If you had told me ten years ago that I would be making pictures of flowers, I would have said you were out of your mind. Flowers are clichés unlike anything else, however, they are also allegories. They represent life but also death and fragility. They are symbols of mourning but also of joy. – Trevor Paglen
Trevor Paglen’s recent flower photographs continue the artist’s long-held interest in how technology affects our lives. Created in spring of 2020 against the backdrop of the global pandemic, these images can be seen as meditations on the fragility of life and the passage of time, and as a continuation of the historical floral still life and vanitas traditions meant to convey similar themes. Paglen’s work shifts these ideas into the present context through their process of production. To make the work, computer vision algorithms analyzed Paglen’s original flower photos to identify the individual parts of the plant life (ie: trunk, petal, stem, etc). The resulting colors and shapes do not indicate what Paglen, or even his camera, saw, but rather what the AI (in learning from other images of flowers) has determined the various parts of the image to be. Paglen said about these photos and other work in his recent show: “Computer vision and artificial intelligence have become ubiquitous.

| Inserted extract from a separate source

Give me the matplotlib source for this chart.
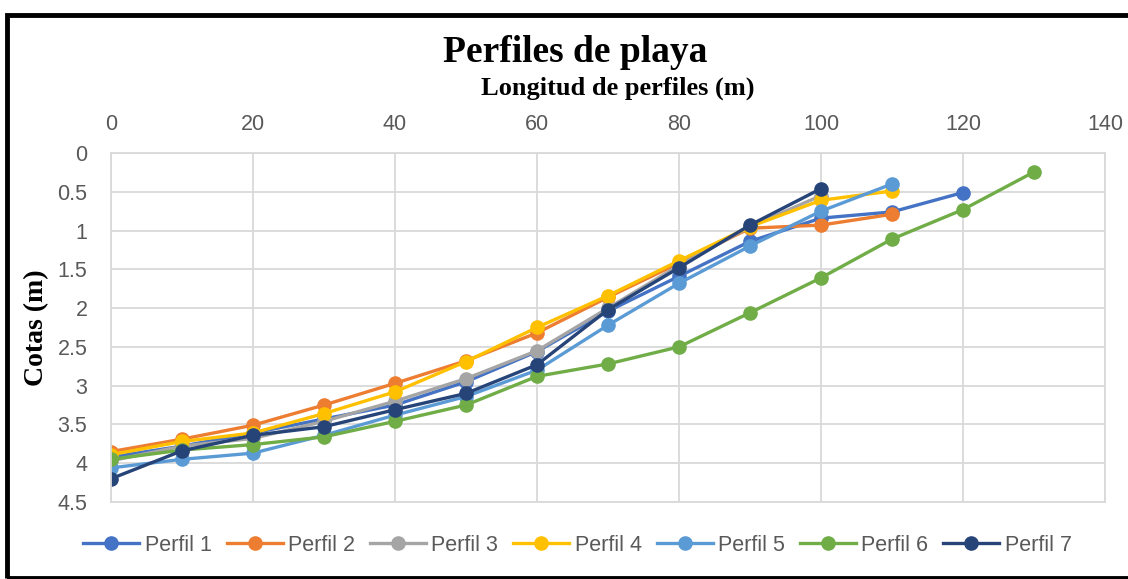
import matplotlib.pyplot as plt
from matplotlib.patches import Rectangle

# Distancias (m) y cotas (m)
dist = [0, 10, 20, 30, 40, 50, 60, 70, 80, 90, 100, 110, 120, 130]

perfil_1 = [3.92, 3.78, 3.61, 3.43, 3.25, 2.95, 2.56, 2.04, 1.59, 1.14, 0.84, 0.76, 0.51]
perfil_2 = [3.85, 3.69, 3.51, 3.25, 2.97, 2.68, 2.32, 1.86, 1.42, 0.97, 0.93, 0.79]
perfil_3 = [3.97, 3.78, 3.68, 3.46, 3.20, 2.91, 2.55, 2.00, 1.45, 0.95, 0.55]
perfil_4 = [3.89, 3.72, 3.61, 3.36, 3.08, 2.69, 2.25, 1.84, 1.39, 0.95, 0.61, 0.49]
perfil_5 = [4.06, 3.95, 3.87, 3.64, 3.38, 3.14, 2.80, 2.22, 1.68, 1.20, 0.75, 0.40]
perfil_6 = [3.95, 3.83, 3.76, 3.66, 3.46, 3.25, 2.88, 2.72, 2.50, 2.06, 1.61, 1.11, 0.73, 0.245]
perfil_7 = [4.20, 3.84, 3.64, 3.53, 3.31, 3.10, 2.73, 2.02, 1.48, 0.93, 0.46]

series = [perfil_1, perfil_2, perfil_3, perfil_4, perfil_5, perfil_6, perfil_7]
labels = ["Perfil 1", "Perfil 2", "Perfil 3", "Perfil 4", "Perfil 5", "Perfil 6", "Perfil 7"]
colors = ["#4472C4", "#ED7D31", "#A5A5A5", "#FFC000", "#5B9BD5", "#70AD47", "#264478"]

x_ticks = [0, 20, 40, 60, 80, 100, 120, 140]
y_ticks = [0, 0.5, 1, 1.5, 2, 2.5, 3, 3.5, 4, 4.5]

sans = "Liberation Sans"
serif = "Liberation Serif"

fig = plt.figure(figsize=(11.28, 5.79), dpi=100)
ax = fig.add_axes([0.0984, 0.133, 0.8812, 0.6028])

for vals, lab, col in zip(series, labels, colors):
    ax.plot(dist[:len(vals)], vals, color=col, lw=2.4, marker="o",
            markersize=9.5, label=lab)

ax.set_xlim(0, 140)
ax.set_ylim(4.5, 0)
ax.set_xticks(x_ticks)
ax.set_yticks(y_ticks)
ax.set_yticklabels([f"{v:g}" for v in y_ticks])
ax.xaxis.tick_top()
ax.xaxis.set_label_position("top")
ax.tick_params(length=0, labelsize=15.5, colors="#595959", pad=17)
ax.tick_params(axis="x", pad=13)
for t in ax.get_xticklabels() + ax.get_yticklabels():
    t.set_family(sans)
ax.grid(True, color="#D9D9D9", lw=1.3)
ax.set_axisbelow(True)
for s in ax.spines.values():
    s.set_color("#D9D9D9")
    s.set_linewidth(1.3)

ax.set_xlabel("Longitud de perfiles (m)", family=serif, weight="bold", fontsize=19)
ax.xaxis.label.set_va("center")
ax.xaxis.set_label_coords(0.51, 1.186)
ax.set_ylabel("Cotas (m)", family=serif, weight="bold", fontsize=20)
ax.yaxis.label.set_va("center")
ax.yaxis.set_label_coords(-0.0744, 0.5)
fig.text(0.5098, 0.910, "Perfiles de playa", ha="center", va="center",
         family=serif, weight="bold", fontsize=27)

leg = fig.legend(loc="center", bbox_to_anchor=(0.512, 0.058), ncol=7,
                 frameon=False, prop={"family": sans, "size": 15.5},
                 handlelength=2.6, columnspacing=0.7, handletextpad=0.25,
                 labelcolor="#595959")

# marco del grafico
fig.patches.append(Rectangle((0.0062, 0.002), 1.2, 0.972, transform=fig.transFigure,
                             fill=False, edgecolor="black", lw=3.5))

fig.savefig("out.png", dpi=100)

The works in this exhibition seek to provide a small glimpse into the workings of platforms that track faces, nature and human behavior, and into the underlying data that structures how machines ‘perceive’ humans and landscapes.”
In 2017 Paglen was named a MacArthur Fellow. His photographs are in collections throughout the world, including the Dallas Museum of Art. Paglen has had numerous solo exhibitions, including at the Museum of Contemporary Art San Diego; Frankfurter Kunstverein; Protocinema Istanbul; Van Abbemuseum, Eindhoven; and Vienna Secession.